··· Supplied information ···
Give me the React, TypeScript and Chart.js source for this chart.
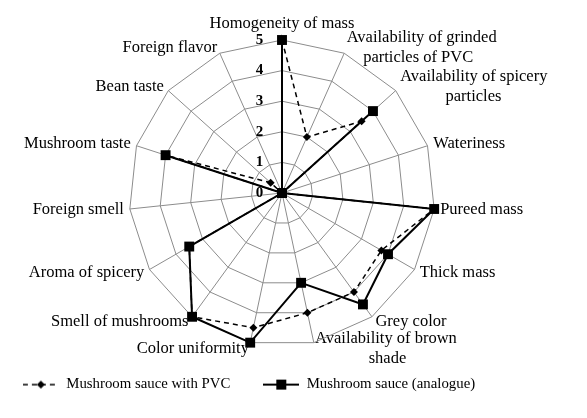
import React, { useEffect, useRef } from "react";
import { Chart, registerables } from "chart.js";

Chart.register(...registerables);

const LABELS: (string | string[])[] = [
  "Homogeneity of mass",
  ["Availability of grinded", "    particles of PVC"],
  ["Availability of spicery", "           particles"],
  "Wateriness",
  "Pureed mass",
  "Thick mass",
  "Grey color",
  ["Availability of brown", "             shade"],
  "Color uniformity",
  "Smell of mushrooms",
  "Aroma of spicery",
  "Foreign smell",
  "Mushroom taste",
  "Bean taste",
  "Foreign flavor",
];

const PVC = [5, 2, 3.5, 0, 5, 3.75, 4, 4, 4.5, 5, 3.5, 0, 4, 0.5, 0];
const ANALOGUE = [5, 0, 4, 0, 5, 4, 4.5, 3, 5, 5, 3.5, 0, 4, 0, 0];
const TICKS = [0, 1, 2, 3, 4, 5];
const SERIES_NAMES = ["Mushroom sauce with PVC", "Mushroom sauce (analogue)"];

const FONT = "'Liberation Serif', 'Times New Roman', serif";
const LABEL_SIZE = 16.5;
const LABEL_PAD = 6;

// plot geometry (layout only)
const CENTER_X = 282;
const CENTER_Y = 193;
const RADIUS = 153;

function makeMarker(dashed: boolean): HTMLCanvasElement {
  const c = document.createElement("canvas");
  c.width = 36;
  c.height = 12;
  const ctx = c.getContext("2d")!;
  ctx.strokeStyle = "#000";
  ctx.fillStyle = "#000";
  ctx.lineWidth = dashed ? 1.5 : 2;
  if (dashed) ctx.setLineDash([5, 4]);
  ctx.beginPath();
  ctx.moveTo(0, 6);
  ctx.lineTo(36, 6);
  ctx.stroke();
  ctx.setLineDash([]);
  if (dashed) {
    ctx.beginPath();
    ctx.moveTo(18, 2);
    ctx.lineTo(22, 6);
    ctx.lineTo(18, 10);
    ctx.lineTo(14, 6);
    ctx.closePath();
    ctx.fill();
  } else {
    ctx.fillRect(13, 1, 10, 10);
  }
  return c;
}

export default function App() {
  const ref = useRef<HTMLCanvasElement | null>(null);

  useEffect(() => {
    if (!ref.current) return;
    const markers = [makeMarker(true), makeMarker(false)];
    const chart = new Chart(ref.current, {
      type: "radar",
      data: {
        labels: LABELS,
        datasets: [
          {
            label: SERIES_NAMES[0],
            data: PVC,
            borderColor: "#000",
            backgroundColor: "#000",
            borderWidth: 1.5,
            borderDash: [5, 4],
            fill: false,
            pointStyle: "rectRot",
            pointRadius: 4,
            pointBorderWidth: 0,
            pointBackgroundColor: "#000",
          },
          {
            label: SERIES_NAMES[1],
            data: ANALOGUE,
            borderColor: "#000",
            backgroundColor: "#000",
            borderWidth: 2,
            fill: false,
            pointStyle: "rect",
            pointRadius: 7,
            pointBorderWidth: 0,
            pointBackgroundColor: "#000",
          },
        ],
      },
      options: {
        animation: false,
        responsive: true,
        maintainAspectRatio: false,
        layout: { padding: { left: -44, right: 45, top: 10, bottom: 16 } },
        elements: { line: { tension: 0 } },
        plugins: {
          tooltip: { enabled: false },
          legend: {
            position: "bottom",
            labels: {
              usePointStyle: true,
              pointStyleWidth: 36,
              padding: 33,
              color: "#000",
              font: { family: FONT, size: 14.8 },
              generateLabels: (ch: any) =>
                ch.data.datasets.map((ds: any, i: number) => ({
                  text: ds.label,
                  pointStyle: markers[i],
                  fillStyle: "#000",
                  strokeStyle: "#000",
                  lineWidth: 0,
                  hidden: false,
                  datasetIndex: i,
                  fontColor: "#000",
                })),
            },
          },
        },
        scales: {
          r: {
            min: -0.001,
            max: 5,
            beforeFit: (scale: any) => {
              scale.setCenterPoint = function () {
                this.xCenter = CENTER_X;
                this.yCenter = CENTER_Y;
                this.drawingArea = RADIUS;
              };
            },
            afterFit: (scale: any) => {
              const items = scale._pointLabelItems || [];
              const lh = LABEL_SIZE * 1.2;
              items.forEach((item: any, i: number) => {
                const lbl = scale._pointLabels[i];
                const n = Array.isArray(lbl) ? lbl.length : 1;
                const h = n * lh;
                const p = scale.getPointPosition(i, scale.drawingArea + LABEL_PAD);
                item.x = p.x;
                item.y = i === 0 ? p.y - h : p.y - h / 2;
              });
            },
            afterBuildTicks: (scale: any) => {
              scale.ticks = TICKS.map((v) => ({ value: v }));
            },
            grid: { color: "#8c8c8c", lineWidth: 1 },
            angleLines: { color: "#8c8c8c", lineWidth: 1 },
            ticks: {
              showLabelBackdrop: false,
              color: "#000",
              font: { family: FONT, size: 15, weight: "bold" },
              callback: (v: any) => `${v}` + "\u2002".repeat(6),
            },
            pointLabels: {
              color: "#000",
              padding: LABEL_PAD,
              font: { family: FONT, size: LABEL_SIZE },
            },
          },
        },
      },
    } as any);
    return () => chart.destroy();
  }, []);

  return (
    <div style={{ position: "fixed", left: 0, top: 0, width: 587, height: 418, background: "#fff" }}>
      <canvas ref={ref} />
    </div>
  );
}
···
Problem to solve ->
Write out the full listing verbatim, excluding its pictures.

Final answer ->
Give me the React, TypeScript and Chart.js source for this chart.
import React, { useEffect, useRef } from "react";
import { Chart, registerables } from "chart.js";

Chart.register(...registerables);

const LABELS: (string | string[])[] = [
  "Homogeneity of mass",
  ["Availability of grinded", "    particles of PVC"],
  ["Availability of spicery", "           particles"],
  "Wateriness",
  "Pureed mass",
  "Thick mass",
  "Grey color",
  ["Availability of brown", "             shade"],
  "Color uniformity",
  "Smell of mushrooms",
  "Aroma of spicery",
  "Foreign smell",
  "Mushroom taste",
  "Bean taste",
  "Foreign flavor",
];

const PVC = [5, 2, 3.5, 0, 5, 3.75, 4, 4, 4.5, 5, 3.5, 0, 4, 0.5, 0];
const ANALOGUE = [5, 0, 4, 0, 5, 4, 4.5, 3, 5, 5, 3.5, 0, 4, 0, 0];
const TICKS = [0, 1, 2, 3, 4, 5];
const SERIES_NAMES = ["Mushroom sauce with PVC", "Mushroom sauce (analogue)"];

const FONT = "'Liberation Serif', 'Times New Roman', serif";
const LABEL_SIZE = 16.5;
const LABEL_PAD = 6;

// plot geometry (layout only)
const CENTER_X = 282;
const CENTER_Y = 193;
const RADIUS = 153;

function makeMarker(dashed: boolean): HTMLCanvasElement {
  const c = document.createElement("canvas");
  c.width = 36;
  c.height = 12;
  const ctx = c.getContext("2d")!;
  ctx.strokeStyle = "#000";
  ctx.fillStyle = "#000";
  ctx.lineWidth = dashed ? 1.5 : 2;
  if (dashed) ctx.setLineDash([5, 4]);
  ctx.beginPath();
  ctx.moveTo(0, 6);
  ctx.lineTo(36, 6);
  ctx.stroke();
  ctx.setLineDash([]);
  if (dashed) {
    ctx.beginPath();
    ctx.moveTo(18, 2);
    ctx.lineTo(22, 6);
    ctx.lineTo(18, 10);
    ctx.lineTo(14, 6);
    ctx.closePath();
    ctx.fill();
  } else {
    ctx.fillRect(13, 1, 10, 10);
  }
  return c;
}

export default function App() {
  const ref = useRef<HTMLCanvasElement | null>(null);

  useEffect(() => {
    if (!ref.current) return;
    const markers = [makeMarker(true), makeMarker(false)];
    const chart = new Chart(ref.current, {
      type: "radar",
      data: {
        labels: LABELS,
        datasets: [
          {
            label: SERIES_NAMES[0],
            data: PVC,
            borderColor: "#000",
            backgroundColor: "#000",
            borderWidth: 1.5,
            borderDash: [5, 4],
            fill: false,
            pointStyle: "rectRot",
            pointRadius: 4,
            pointBorderWidth: 0,
            pointBackgroundColor: "#000",
          },
          {
            label: SERIES_NAMES[1],
            data: ANALOGUE,
            borderColor: "#000",
            backgroundColor: "#000",
            borderWidth: 2,
            fill: false,
            pointStyle: "rect",
            pointRadius: 7,
            pointBorderWidth: 0,
            pointBackgroundColor: "#000",
          },
        ],
      },
      options: {
        animation: false,
        responsive: true,
        maintainAspectRatio: false,
        layout: { padding: { left: -44, right: 45, top: 10, bottom: 16 } },
        elements: { line: { tension: 0 } },
        plugins: {
          tooltip: { enabled: false },
          legend: {
            position: "bottom",
            labels: {
              usePointStyle: true,
              pointStyleWidth: 36,
              padding: 33,
              color: "#000",
              font: { family: FONT, size: 14.8 },
              generateLabels: (ch: any) =>
                ch.data.datasets.map((ds: any, i: number) => ({
                  text: ds.label,
                  pointStyle: markers[i],
                  fillStyle: "#000",
                  strokeStyle: "#000",
                  lineWidth: 0,
                  hidden: false,
                  datasetIndex: i,
                  fontColor: "#000",
                })),
            },
          },
        },
        scales: {
          r: {
            min: -0.001,
            max: 5,
            beforeFit: (scale: any) => {
              scale.setCenterPoint = function () {
                this.xCenter = CENTER_X;
                this.yCenter = CENTER_Y;
                this.drawingArea = RADIUS;
              };
            },
            afterFit: (scale: any) => {
              const items = scale._pointLabelItems || [];
              const lh = LABEL_SIZE * 1.2;
              items.forEach((item: any, i: number) => {
                const lbl = scale._pointLabels[i];
                const n = Array.isArray(lbl) ? lbl.length : 1;
                const h = n * lh;
                const p = scale.getPointPosition(i, scale.drawingArea + LABEL_PAD);
                item.x = p.x;
                item.y = i === 0 ? p.y - h : p.y - h / 2;
              });
            },
            afterBuildTicks: (scale: any) => {
              scale.ticks = TICKS.map((v) => ({ value: v }));
            },
            grid: { color: "#8c8c8c", lineWidth: 1 },
            angleLines: { color: "#8c8c8c", lineWidth: 1 },
            ticks: {
              showLabelBackdrop: false,
              color: "#000",
              font: { family: FONT, size: 15, weight: "bold" },
              callback: (v: any) => `${v}` + "\u2002".repeat(6),
            },
            pointLabels: {
              color: "#000",
              padding: LABEL_PAD,
              font: { family: FONT, size: LABEL_SIZE },
            },
          },
        },
      },
    } as any);
    return () => chart.destroy();
  }, []);

  return (
    <div style={{ position: "fixed", left: 0, top: 0, width: 587, height: 418, background: "#fff" }}>
      <canvas ref={ref} />
    </div>
  );
}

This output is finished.